Comment 7 for bug 966679

Revision history for this message
Alex Yurchenko (ayurchen) wrote :

Well,

1) "desynced" and "disconnected from primary component" are different things. In the case of RSU the node is still a part of the primary component and it has full state - except for the schema change it is undergoing, but doing RSU makes an implicit contract that "it does not matter" - either through using STATEMENT-based replication events or by not touching the table at all. The important part is that the node has all cluster data (in slave queue) and "desynced" state is just a helper to explain the application that the database may be _temporarily_ "behind the schedule".

2) If you want strictly synchronous reads, then setting wsrep_causal_reads will give you that, and in the RSU case SELECT will block until _at least_ all events that it can possibly depend on are applied - that's the guarantee. However, provided the slave queue is empty, it may return way before DDL concludes, but that will be a native server behaviour then.

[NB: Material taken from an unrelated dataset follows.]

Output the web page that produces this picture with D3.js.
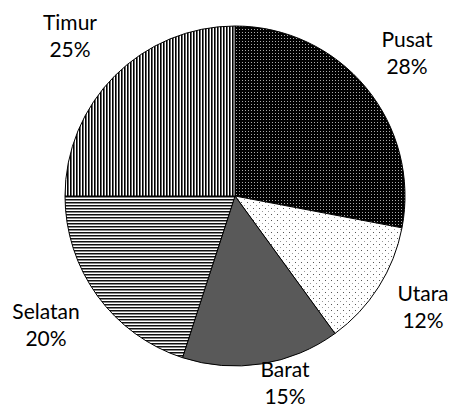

3) We can prohibit any selects in desynced state as we do for non-primary configuration. Note however, that it is not as strict as you might be hoping for. It is impossible to do without races (as I explained above) and race interval can be arbitrarily long. E.g. in the lab we could easily have situation that the upper layer of Galera stack (the database) was several configuration changes behind the bottom layer - which essentially defines prim/non_prim. I.e. when the node becomes non-primary, the database does not learn about it until it has processed all of the preceding slave queue events - and theoretically that could be days. It is _virtual synchrony_ - events happen in the same order, but not at the same time.

Conclusion: want a strong guarantee not to read stale data? - Use wsrep_causal_reads. Everything else is weak.